悪無限的に続く不況。
地方の市町村人口の大減少という地域の衰退。
そのなかで、必死にまちづくりを担おうとする観光現場の人々。
これらの観光現場で懸命に頑張る人々に、地に足の着いた進むべき道が提示されないまま、足踏みしている、それが我が国の、わが北海道の観光実態である。
かつて10年前は、北海道に台湾・香港観光客が大挙押し寄せ、それへの受け入れ体制に奔走した。
しかし、今北海道の有名観光地はそのような嵐は去り、台湾訪日観光は姿を消し、文字通りブームは去り、今山形が台湾観光客ブームに沸いている。
そして今度は、
「中国本土1億人観光大爆発」
に国を挙げて受け入れ態勢の音頭をとり、都道府県・市町村は中国人訪日観光シンポジウムに明け暮れ、地域現場はそれに動員させられる対象以外のなにものでもない呈をなしている。
確かにリーマンショックの激震以降呻いていたエアやエージェンシーやホテル・大型観光施設は、それで「シノギ」を得ている。
しかし、その度に地域の観光現場は猫の目のように振り回されて、地に足の着いた着実な地域づくりの実感を感じることもなく、狩り出され続ける。

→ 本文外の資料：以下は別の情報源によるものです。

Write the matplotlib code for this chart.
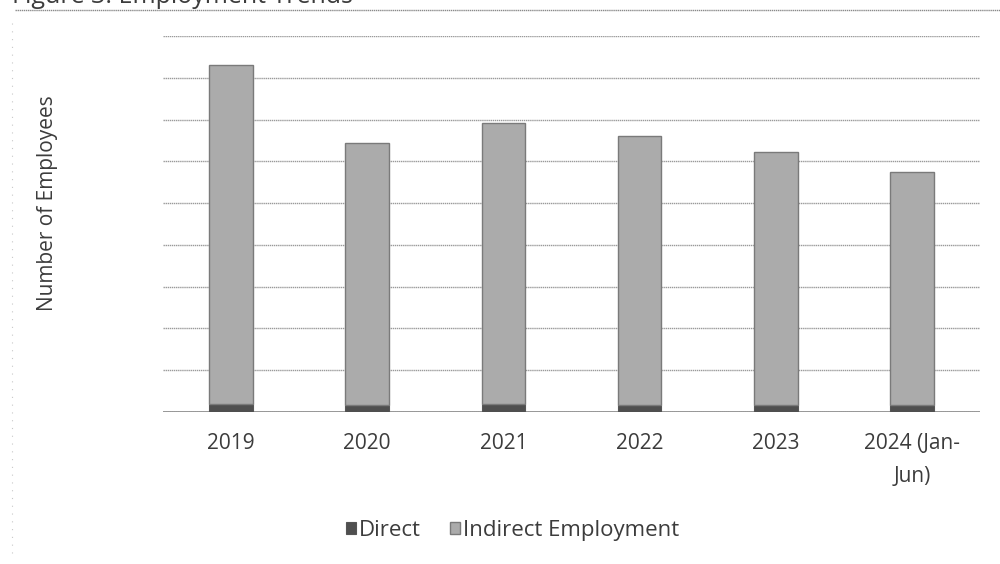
import matplotlib.pyplot as plt
import numpy as np
from matplotlib.lines import Line2D

plt.rcParams['font.family'] = ['Open Sans', 'DejaVu Sans']

years = ["2019", "2020", "2021", "2022", "2023", "2024 (Jan-\nJun)"]
direct = [900, 850, 900, 850, 850, 800]
indirect = [40650, 31350, 33700, 32200, 30300, 27950]

fig = plt.figure(figsize=(10, 5.64), dpi=100)
ax = fig.add_axes([0.163, 0.2695, 0.817, 0.6665])

x = np.arange(len(years))
ax.bar(x, direct, width=0.32, color='#4f4f4f', edgecolor='#555555', linewidth=0.8, zorder=3,
       label="Direct")
ax.bar(x, indirect, width=0.32, bottom=direct, color='#ababab', edgecolor='#7a7a7a',
       linewidth=1.0, zorder=3, label="Indirect Employment")

ax.set_xlim(-0.5, len(years) - 0.5)
ax.set_ylim(0, 45000)
ax.set_yticks(np.arange(0, 45001, 5000))
ax.set_yticklabels([])
ax.tick_params(axis='y', length=0)
ax.tick_params(axis='x', length=0, pad=15, labelsize=15, labelcolor='#3c3c3c')
ax.set_xticks(x)
ax.set_xticklabels(years, linespacing=1.75)
ax.grid(axis='y', color='#9a9a9a', linewidth=1.0, linestyle=(0, (1, 0.5)), zorder=0)
for s in ax.spines.values():
    s.set_visible(False)
ax.axhline(0, color='#888888', linewidth=1.2, zorder=2)

fig.text(0.048, 0.64, "Number of Employees", rotation=90, ha='center', va='center',
         fontsize=15, color='#3c3c3c')

ax.legend(loc='center', bbox_to_anchor=(0.428, -0.315), ncol=2, frameon=False,
          fontsize=16, labelcolor='#3c3c3c', handlelength=0.45, handleheight=0.45,
          handletextpad=0.15, columnspacing=1.3)

# cut-off title and page rule at the top of the scan
fig.text(0.012, 1 - 3 / 564, "Figure 3: Employment Trends", va='baseline', fontsize=18,
         color='#3c3c3c')
fig.add_artist(Line2D([0.015, 1.0], [1 - 10 / 564, 1 - 10 / 564], color='#8a8a8a',
                      linewidth=1.0, linestyle=(0, (1, 0.5))))
fig.add_artist(Line2D([0.012, 0.012], [0.02, 0.97], color='#c8c8c8',
                      linewidth=0.8, linestyle=(0, (1, 6))))

fig.savefig("out.png", dpi=100, facecolor='white')
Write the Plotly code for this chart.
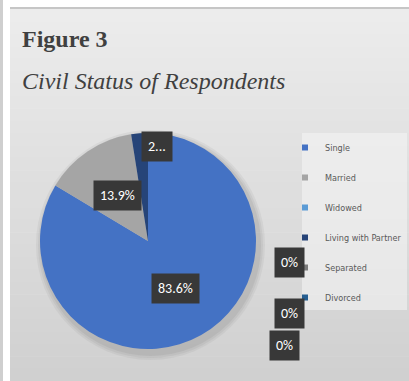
import math
import plotly.graph_objects as go

# ---- data ----
categories = ["Single", "Married", "Widowed", "Living with Partner", "Separated", "Divorced"]
percentages = [83.6, 13.9, 0.0, 2.5, 0.0, 0.0]
colors = ["#4472C4", "#A5A5A5", "#5B9BD5", "#264478", "#7C7C7C", "#255E91"]
title_line1 = "Figure 3"
title_line2 = "Civil Status of Respondents"

W, H = 409, 381
def px(x):
    return x / W
def py(y):
    return 1 - y / H

# pie geometry (pixels)
CX, CY, R = 148, 241, 108

fig = go.Figure()

fig.add_trace(go.Pie(
    labels=categories,
    values=percentages,
    marker=dict(colors=colors, line=dict(width=0)),
    sort=False,
    direction="clockwise",
    rotation=0,
    textinfo="none",
    hoverinfo="label+percent",
    showlegend=False,
    domain=dict(x=[px(CX - R), px(CX + R)], y=[py(CY + R), py(CY - R)]),
))

# legend entries (one group each so spacing can be controlled)
for i, (c, col) in enumerate(zip(categories, colors)):
    fig.add_trace(go.Scatter(
        x=[None], y=[None], mode="markers", name=c,
        marker=dict(symbol="square", size=6, color=col),
        legendgroup=f"g{i}", showlegend=True,
    ))

annotations = []
# title
annotations.append(dict(
    text=f"<b>{title_line1}</b>", x=px(20), y=py(24), xref="paper", yref="paper",
    xanchor="left", yanchor="top", showarrow=False,
    font=dict(family="Liberation Serif", size=24, color="#404040"),
))
annotations.append(dict(
    text=f"<i>{title_line2}</i>", x=px(20), y=py(66), xref="paper", yref="paper",
    xanchor="left", yanchor="top", showarrow=False,
    font=dict(family="Liberation Serif", size=24, color="#404040"),
))

box_font = dict(family="Carlito, Liberation Sans, Arial", size=14, color="white")
total = sum(percentages)
cum = 0.0
zero_spots = [(289, 262), (289, 313), (284, 345)]
zi = 0
for cat, v in zip(categories, percentages):
    if v > 0:
        theta = math.radians(360 * (cum + v / 2) / total)
        if v / total >= 0.05:
            d = 0.51 * R
            xa = "center"
            txt = f"{v:.1f}%"
        else:
            d = 0.88 * R
            xa = "left"
            txt = f"{v:.1f}%"[0] + "..."
        x = CX + d * math.sin(theta)
        y = CY - d * math.cos(theta)
    else:
        x, y = zero_spots[zi]
        zi += 1
        xa = "center"
        txt = "0%"
    annotations.append(dict(
        text=txt, x=px(x), y=py(y), xref="paper", yref="paper",
        xanchor=xa, yanchor="middle", showarrow=False,
        font=box_font, bgcolor="#383838", borderpad=6,
    ))
    cum += v

shapes = [
    # left gray strip
    dict(type="rect", xref="paper", yref="paper", x0=0, x1=px(3), y0=0, y1=1,
         fillcolor="#cfcfcf", line=dict(width=0), layer="below"),
    # panel top border
    dict(type="rect", xref="paper", yref="paper", x0=px(10), x1=1, y0=py(9), y1=py(7),
         fillcolor="#c6c6c6", line=dict(width=0), layer="below"),
]
# vertical gradient for the panel
top_rgb = (236, 236, 236)
bot_rgb = (208, 208, 208)
nb = 30
y_start, y_end = 9, H
for k in range(nb):
    t = k / (nb - 1)
    c = tuple(round(a + (b - a) * t) for a, b in zip(top_rgb, bot_rgb))
    y0 = y_start + (y_end - y_start) * k / nb
    y1 = y_start + (y_end - y_start) * (k + 1) / nb
    shapes.append(dict(type="rect", xref="paper", yref="paper",
                       x0=px(10), x1=1, y0=py(y1 + 0.5), y1=py(y0),
                       fillcolor=f"rgb{c}", line=dict(width=0), layer="below"))
# legend background panel
shapes.append(dict(type="rect", xref="paper", yref="paper",
                   x0=px(302), x1=px(407), y0=py(310), y1=py(133),
                   fillcolor="rgba(246,246,246,0.55)", line=dict(width=0), layer="below"))
# pie shadow (soft, bottom-right)
for grow, op in [(6, 0.10), (4, 0.12), (2, 0.15)]:
    shapes.append(dict(type="circle", xref="paper", yref="paper",
                       x0=px(CX - R + 2 - grow), x1=px(CX + R + 3 + grow),
                       y0=py(CY + R + 5 + grow), y1=py(CY - R + 3 - grow),
                       fillcolor="#808080", opacity=op, line=dict(width=0), layer="below"))

fig.update_layout(
    width=W, height=H,
    margin=dict(l=0, r=0, t=0, b=0, autoexpand=False),
    paper_bgcolor="white",
    plot_bgcolor="rgba(0,0,0,0)",
    xaxis=dict(visible=False),
    yaxis=dict(visible=False),
    annotations=annotations,
    shapes=shapes,
    legend=dict(
        x=px(285), y=py(133), xanchor="left", yanchor="top",
        bgcolor="rgba(0,0,0,0)",
        font=dict(family="DejaVu Sans Condensed, Liberation Sans Narrow, Arial", size=9, color="#595959"),
        tracegroupgap=11, itemwidth=30,
    ),
)

fig.write_html("out.html", config={"displayModeBar": False},
               post_script="document.body.style.margin='0';")
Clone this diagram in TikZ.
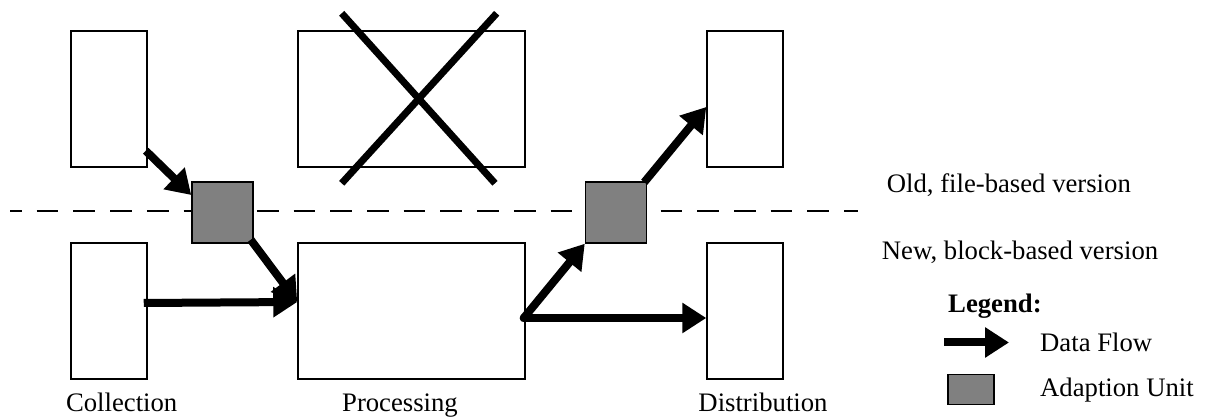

北海道も「地産地消」が提起されたと思った途端舌の根も乾かぬうちに「産商恊働」が次に出され、観光の国づくり北海道観光戦略の実施計画も提示されず、全く地域事情おかまいなし、観光現場おかまいなしの「言葉遊び観光行政」と「後追い観光行政」としか映らない。
観光現場レベルでは一つのことを地域で10年叫び続け実践し続けることで、初めて根が付き花が咲き実が実るのに、である。
北海道観光連盟から衣替えした北海道観光振興機構も、結局、インバウンドを叫び、中国本土観光を叫び、しかし雲行きが悪くなると道内観光強化を叫びと、見苦しいほどジグザグな路線しか取り得ていない。
いったい、何時になったら10年スパンでじっくり着実に地域づくりと一体となった観光まちづくりが観光現場で実践され、それが共有化される時代がくるのか?
自らがそれを一歩一歩進めていると実感しながら、最初は小さな成果を刈り取り次第に目標を高め、ステップバイステップで更に挑戦していく喜びを感じ得る、地域づくりが実現されるのか。
そのような、現状に嫌気をさし諦めるのか、それとも別の道があるのか。
それを探ろうと、
「時代に左右されない、あずましい後志(地域)づくり」
をテーマに、雪あかりの路の最終土曜日、過去8回連続して開催してきた「しりべしiネット・シンポジウム」の「ニューツーリズム・その実践編6」が、盛況に開催された。
基調講演は、観光庁・前長官で首都大学東京で観光学の教授になられた小樽出身の「本保芳明」氏。
パネラーは、水産庁水産経営課課長補佐で来樽直前に内閣府食品安全委員会事務局総務課長補佐になられた「長野麻子」氏。
後志サイドは小樽観光協会副会長の「谷口美津江」氏。
コーディネーターは、小樽市で開催するシンポジウムではその進行とまとめでは人々を唸らせる企画プロデューサー「川口直木」氏。
この四方で「時代に左右されない、あずましい後志・地域づくり」を語っていただいた。